2. Pay attention to reviews
Before I read a book, I will check out the reviews on Amazon. I look at the overall score and then read a few of positive reviews and a few of the negative ones. I’ve found that the negative reviews can often confirm that a book is exactly what I’m looking for while steering me away from less appropriate choices. For example, if I’m looking for an advanced book on a topic, I’d want to see a reasonably good score with a few negative reviews saying that the book was too difficult for a beginner to grasp.
3. Ask friends
This is where social networks can be very helpful. If your friends share similar interests, they can be a great filter for finding books, music or pretty much anything. In fact, Google’s foray into social networking with Google Plus looks like it is going to try to make use of these types of recommendations in tailoring your results to favor sites that your friends recommend.

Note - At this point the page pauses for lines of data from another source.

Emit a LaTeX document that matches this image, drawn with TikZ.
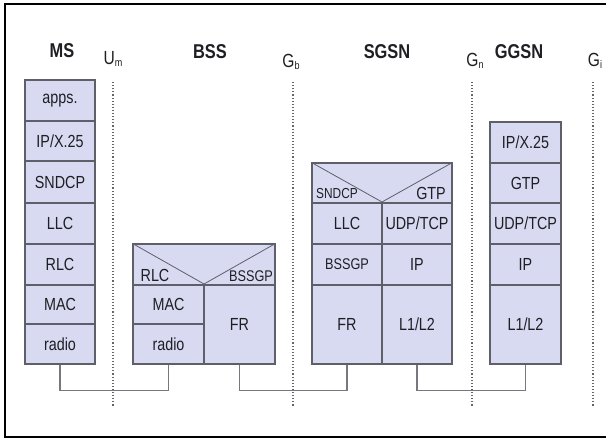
\documentclass[tikz,border=0pt]{standalone}
\usepackage{fontspec}
\setmainfont[FakeStretch=0.82]{Liberation Sans}
\definecolor{fillc}{RGB}{216,218,242}
\definecolor{linec}{RGB}{95,95,105}
\definecolor{txtc}{RGB}{30,30,35}
\definecolor{dotc}{RGB}{100,100,105}
\tikzset{
  cell/.style={draw=linec, fill=fillc, line width=1.1pt, inner sep=0pt, text=txtc,
    font=\fontsize{17.5}{18}\selectfont},
  hdr/.style={inner sep=0pt, text=txtc, font=\fontsize{20}{22}\bfseries\selectfont},
  iface/.style={inner sep=0pt, text=txtc, font=\fontsize{19}{20}\selectfont},
  sublab/.style={inner sep=0pt, text=txtc, font=\fontsize{17.5}{18}\selectfont},
  diag/.style={draw=linec, line width=0.8pt},
  refline/.style={draw=dotc, line width=1.1pt, dotted},
  link/.style={draw=linec!85, line width=1.1pt},
}
\newcommand{\mkcell}[7][]{%
  \node[cell,#1, minimum width={(#5-#3)*1pt}, minimum height={(#6-#4)*1pt}]
    (#2) at ({(#3+#5)/2},{(#4+#6)/2}) {#7};}
\newcommand{\gsub}[2]{#1{\fontsize{11}{11}\selectfont\raisebox{-1.5pt}{#2}}}
\begin{document}
\begin{tikzpicture}[x=1pt,y=-1pt]
\useasboundingbox (0,0) rectangle (606,439);
\clip (0,0) rectangle (606,439);
\fill[white] (0,0) rectangle (606,439);
\draw[line width=1.8pt, black] (5,4) rectangle (615,437);

% interface reference lines
\foreach \n/\x in {um/113, gb/293, gn/472, gi/593}{
  \coordinate (\n top) at (\x,82);
  \coordinate (\n bot) at (\x,406);
  \draw[refline] (\n top) -- (\n bot);
}
\node[iface] (lum) at (113,59) {\gsub{U}{m}};
\node[iface] (lgb) at (291,62) {\gsub{G}{b}};
\node[iface] (lgn) at (475,61) {\gsub{G}{n}};
\node[iface] (lgi) at (595,61) {\gsub{G}{i}};

% headers
\node[hdr] (hms) at (62,51) {MS};
\node[hdr] (hbss) at (210,52) {BSS};
\node[hdr] (hsgsn) at (387,52) {SGSN};
\node[hdr] (hggsn) at (519,52) {GGSN};

% MS stack
\mkcell{ms1}{25}{80}{95}{121}{apps.}
\mkcell{ms2}{25}{121}{95}{161}{IP/X.25}
\mkcell{ms3}{25}{161}{95}{203}{SNDCP}
\mkcell{ms4}{25}{203}{95}{244}{LLC}
\mkcell{ms5}{25}{244}{95}{285}{RLC}
\mkcell{ms6}{25}{285}{95}{324}{MAC}
\mkcell{ms7}{25}{324}{95}{364}{radio}

% BSS stack
\mkcell{bsshead}{133}{244}{275}{285}{}
\draw[diag] (bsshead.north west) -- (204,284) -- (bsshead.north east);
\node[sublab] (bssrlc) at (155,275) {RLC};
\node[sublab, font=\fontsize{15.5}{16}\selectfont] (bssbssgp) at (251,276) {BSSGP};
\mkcell{bssmac}{133}{285}{204}{324}{MAC}
\mkcell{bssradio}{133}{324}{204}{364}{radio}
\mkcell{bssfr}{204}{285}{275}{364}{FR}

% SGSN stack
\mkcell{sghead}{312}{163}{452}{203}{}
\draw[diag] (sghead.north west) -- (382,202) -- (sghead.north east);
\node[sublab, font=\fontsize{14.5}{15}\selectfont] (sgsndcp) at (337,194) {SNDCP};
\node[sublab] (sggtp) at (431,193) {GTP};
\mkcell{sgllc}{312}{203}{382}{244}{LLC}
\mkcell{sgudp}{382}{203}{452}{244}{UDP/TCP}
\mkcell[font=\fontsize{15.5}{16}\selectfont]{sgbssgp}{312}{244}{382}{285}{BSSGP}
\mkcell{sgip}{382}{244}{452}{285}{IP}
\mkcell{sgfr}{312}{285}{382}{364}{FR}
\mkcell{sgl1}{382}{285}{452}{364}{L1/L2}

% GGSN stack
\mkcell{gg1}{490}{122}{561}{163}{IP/X.25}
\mkcell{gg2}{490}{163}{561}{203}{GTP}
\mkcell{gg3}{490}{203}{561}{244}{UDP/TCP}
\mkcell{gg4}{490}{244}{561}{285}{IP}
\mkcell{gg5}{490}{285}{561}{364}{L1/L2}

% physical links
\draw[link] (ms7.south) -- ++(0,26) -| (bssradio.south);
\draw[link] (bssfr.south) -- ++(0,26) -| (sgfr.south);
\draw[link] (sgl1.south) -- ++(0,26) -| (gg5.south);
\end{tikzpicture}
\end{document}
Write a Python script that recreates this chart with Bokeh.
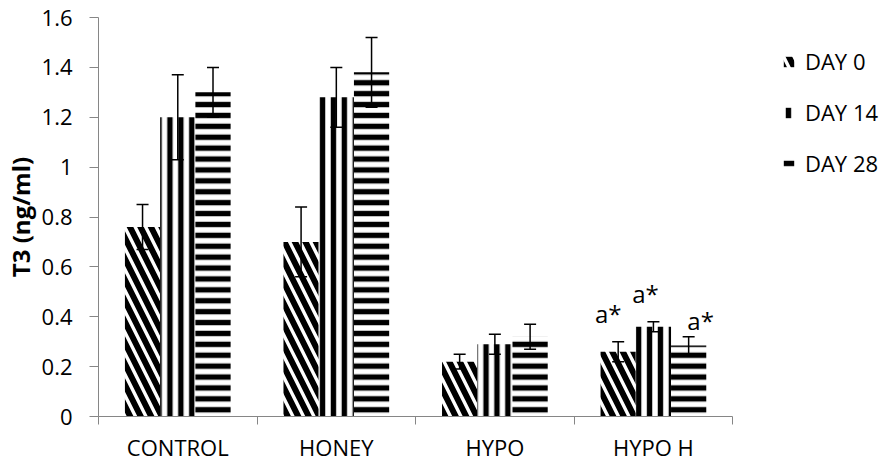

4. Be willing to give up and move on
With so many options available, allow yourself to stop reading, listening or watching if something isn’t a good fit for your learning style and interests. Allow yourself to move on to other options. Obviously you don’t want to give up on something just because it is hard, but you don’t need to persevere when there are better fits available to you. I spent quite a few hours slogging through The Sound and the Fury before I finally admitted to myself that even though Faulkner received a Nobel Prize in Literature, there were other books that would probably be a better use of my time.
You have a finite amount of time. Modern technology means you are much less constrained by physical access to media. Being consciously selective in what you consume can lead to a much richer life experience.